What you can do with Audio Nodes
1. Write the prompt directly inside the node
The most straightforward entry point is to open the node, write your description or script, and generate, with no intermediate nodes and no extra steps. The Voiceover receives the script, the Music Generator receives the musical description, and Sound Effects receives the sound description. If you have the idea, you execute it right there.

2. Run multiple prompts and get a full audio set in one go
Instead of connecting a fixed text to the node, you can connect a list of prompts so the node processes all of them in a single run. If you have 8 scenes that each need a different sound effect, you can describe all 8 in a list, and the node generates them in a single run. The same goes for music: 3 scene descriptions produce 3 tracks in parallel, from the same node, in the same execution.

3. Let the Assistant build the prompt for you
Unlike a plain text field, the Assistant node is a language model that understands context. You can give it a reference such as an image, a video, an audio file, or a piece of text, and it analyzes, interprets, and generates the ideal prompt for the audio node downstream, without any manual writing or back-and-forth between tools.
For Voiceover, the Assistant can draft the script from a brief or a product image. For Music Generator, it can describe the mood in precise musical terms based on the visual you pass in. For Sound Effects, it can translate a scene, whether visual or sonic, into a technical sound description. And when you need scale, the Assistant can generate a list of prompts instead of just one, so that list feeds the node in batch and you get multiple audio outputs from a single instruction.

4. Use a reference audio to generate a variation
If you have a reference audio that captures exactly the mood you’re after, or an effect you want to replicate with variations, you can connect it directly to the Assistant and ask it to analyze and describe the style. That description passes to the generator node, where the AI interprets the sound, translates it into language, and produces something new. Distinct from the original, but coherent with it.

5. Combine your audio and clips into one finished video
The Video Combiner node takes one or more video clips and a single audio track and assembles them into a finished video, joining the clips in sequence according to the order you define and placing the audio on top of the result in a single run. It does one thing: take everything you’ve built across the canvas, video clips, music, voiceover, and assemble it into a finished video in a single run.

Best use cases for audio nodes
These nodes fit naturally into a wide range of production scenarios. Here’s where they shine:
- Ad localization at scale. Generate all language versions of a voiceover in one batch run, keeping the same script structure across every output.
- Original music for brand content. Create custom background tracks for product demos, social ads, and campaign videos without licensing fees or stock libraries.
- Scene-specific sound design. Produce tailored effects for each moment in a short film, product video, or tutorial — all from a single List node connected to Sound Effects.
- Voiceover-driven explainers.

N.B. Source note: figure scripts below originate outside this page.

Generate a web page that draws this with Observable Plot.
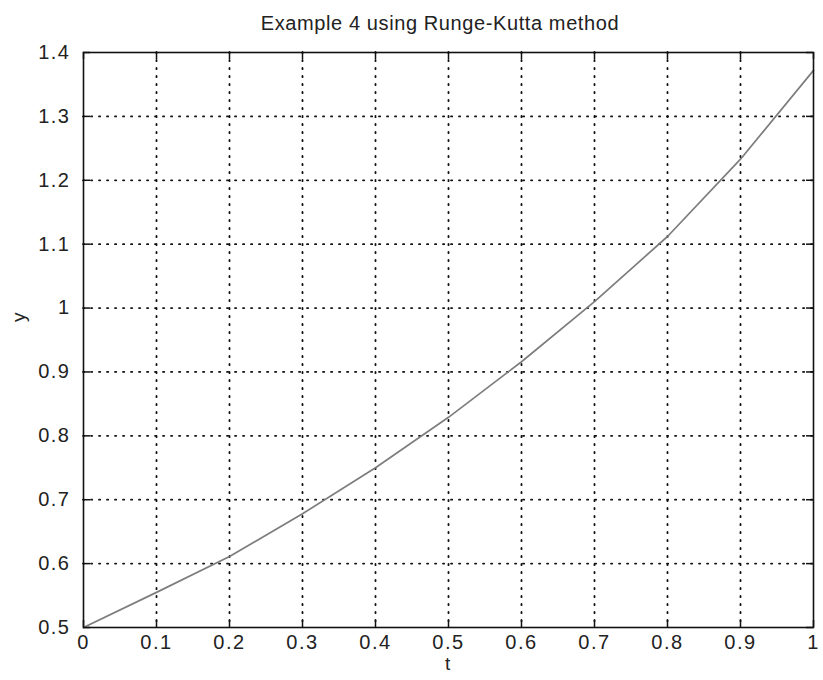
<!DOCTYPE html>
<html>
<head>
<meta charset="utf-8">
<script src="https://cdn.jsdelivr.net/npm/d3@7"></script>
<script src="https://cdn.jsdelivr.net/npm/@observablehq/plot@0.6"></script>
<style>
  body { margin: 0; background: #fff; width: 823px; height: 680px; overflow: hidden; }
  #title { box-sizing: border-box; width: 823px; height: 40px; padding-left: 57px; padding-top: 6px;
    line-height: 34px; text-align: center; font-family: "Liberation Sans", Arial, sans-serif;
    font-size: 20px; letter-spacing: 0.6px; color: #222; }
  svg { display: block; }
  svg text { letter-spacing: 1.5px; }
</style>
</head>
<body>
<div id="title">Example 4 using Runge-Kutta method</div>
<div id="chart"></div>
<script>
// Data
const tValues = [0, 0.1, 0.2, 0.3, 0.4, 0.5, 0.6, 0.7, 0.8, 0.9, 1.0];
const yValues = [0.5, 0.555, 0.611, 0.678, 0.750, 0.829, 0.916, 1.010, 1.112, 1.233, 1.372];

const xTicks = [0, 0.1, 0.2, 0.3, 0.4, 0.5, 0.6, 0.7, 0.8, 0.9, 1];
const xTickLabels = ["0", "0.1", "0.2", "0.3", "0.4", "0.5", "0.6", "0.7", "0.8", "0.9", "1"];
const yTicks = [0.5, 0.6, 0.7, 0.8, 0.9, 1, 1.1, 1.2, 1.3, 1.4];
const yTickLabels = ["0.5", "0.6", "0.7", "0.8", "0.9", "1", "1.1", "1.2", "1.3", "1.4"];

const xLabel = "t";
const yLabel = "y";

const data = tValues.map((t, i) => ({t, y: yValues[i]}));

const W = 823, H = 640;
const mL = 83, mR = 10, mT = 12, mB = 53;
const innerW = W - mL - mR, innerH = H - mT - mB;
const tick = 7;

const chart = Plot.plot({
  width: W,
  height: H,
  marginLeft: mL,
  marginRight: mR,
  marginTop: mT,
  marginBottom: mB,
  style: {fontFamily: "Liberation Sans, Arial, sans-serif", color: "#222", background: "white"},
  x: {domain: [0, 1]},
  y: {domain: [0.5, 1.4]},
  marks: [
    // dotted grid
    Plot.ruleX(xTicks.slice(1, -1), {y1: 1.4, y2: 0.5, stroke: "#111", strokeWidth: 1.8, strokeDasharray: "1.2,6.8", strokeLinecap: "round"}),
    Plot.ruleY(yTicks.slice(1, -1), {x1: 0, x2: 1, stroke: "#111", strokeWidth: 1.8, strokeDasharray: "1.2,6.8", strokeLinecap: "round"}),
    // inward ticks on all four sides
    Plot.ruleX(xTicks, {y1: 1.4, y2: 0.5, insetTop: innerH - tick, stroke: "#111", strokeWidth: 1.5}),
    Plot.ruleX(xTicks, {y1: 1.4, y2: 0.5, insetBottom: innerH - tick, stroke: "#111", strokeWidth: 1.5}),
    Plot.ruleY(yTicks, {x1: 0, x2: 1, insetRight: innerW - tick, stroke: "#111", strokeWidth: 1.5}),
    Plot.ruleY(yTicks, {x1: 0, x2: 1, insetLeft: innerW - tick, stroke: "#111", strokeWidth: 1.5}),
    // the solution curve
    Plot.line(data, {x: "t", y: "y", stroke: "#7d7d7d", strokeWidth: 1.7}),
    Plot.frame({stroke: "#111", strokeWidth: 1.6}),
    Plot.axisX(xTicks, {tickSize: 0, tickPadding: 7, fontSize: 20, label: null,
      tickFormat: (d) => xTickLabels[xTicks.indexOf(d)]}),
    Plot.axisY(yTicks, {tickSize: 0, tickPadding: 13, fontSize: 20, label: null,
      tickFormat: (d) => yTickLabels[yTicks.indexOf(d)]}),
    Plot.text([xLabel], {frameAnchor: "bottom", dy: 42, fontSize: 19, fill: "#222"}),
    Plot.text([yLabel], {frameAnchor: "left", dx: -65, dy: -18, rotate: -90, fontSize: 19, fill: "#222"})
  ]
});
document.getElementById("chart").appendChild(chart);
</script>
</body>
</html>
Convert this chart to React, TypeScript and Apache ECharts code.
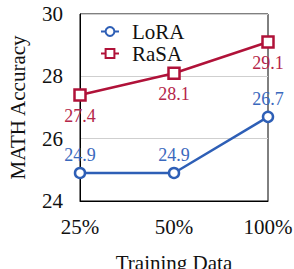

Turn a product brief or a landing page into a narrated video by passing the text to a Voiceover node and connecting the output directly to the Video Combiner.
- Audio variations for A/B testing. Generate multiple takes or music variations in one run and test which version performs better before committing to a final edit.
- Multilingual training and educational content. Produce the same narration across different languages and accents without re-recording anything.
If you’re combining the audio nodes with the Assistant and a List Node, the scope expands further: one workflow can handle an entire content series with different scripts, different moods, and different formats in a single execution.
How to use Audio Nodes in Spaces
Prompts are creative briefs for the model. The more specific you are, the closer the output gets to what you actually have in mind. Here’s what works for each node.
- For Voiceover with ElevenLabs, the v3 model responds to audio tags and punctuation, not just descriptions. Use tags like [urgent], [whispers], or [dramatic] to shape tone, and [breathing] or [laughing] to make delivery feel human rather than studio-polished.
Ellipses (…) create natural pauses and tension, while a period forces a drop in intonation, useful for informational or serious lines. You can also insert precise timed pauses directly in the script: writing (pause 1.5) generates a real pause of that exact duration in the voiceover. Avoid overusing exclamation marks, as they can push the model toward an overly enthusiastic read.
“[urgent] The window closes in three days. Don’t miss it… [flatly] Terms and conditions apply.”
- For Voiceover with Google, describe the scenario, not just the voice type. Google’s synthesis responds well to narrative context and direct style instructions.
“A racing driver speaking through a low-fidelity intercom, engine noise in the background, slightly breathless. Informative tone, no dramatic inflection.”
- For Music Generator with Google Lyria, be explicit about genre, tempo, instrumentation, and the emotional function of the track in your project.
“Cinematic synthwave, 110 BPM, dark atmosphere, heavy bass and distorted synthesizers, driving rhythm for an action sequence.”
- For Sound Effects, specify whether you need a looping texture or a single event, and always include duration. The model responds very differently depending on whether you’re building a background layer or a precise moment.
“Busy city street ambiance, mid-morning, distant traffic, occasional footsteps on pavement, light wind. Loop-friendly.”
Why Audio Nodes make Spaces more powerful
Most AI tools generate one asset at a time. The audio nodes in Spaces let you build something more: a system where script, voiceover, music, and sound effects all live on the same canvas, connected and ready to run together.
The Assistant node adds another layer: give it multiple references at once, a product image, a reference track, a script brief, and it builds the prompt from all of them together, not from a single input in isolation. The more context you bring into the workflow, the sharper the output.
When a teammate opens the Space, they don’t just see the final video. They see every prompt, every connection, every decision. The workflow is the documentation. Nothing gets lost in the handoff, because there is no handoff.
Start simple: drop a Voiceover node on the canvas and write your script. The rest of the connections will follow naturally.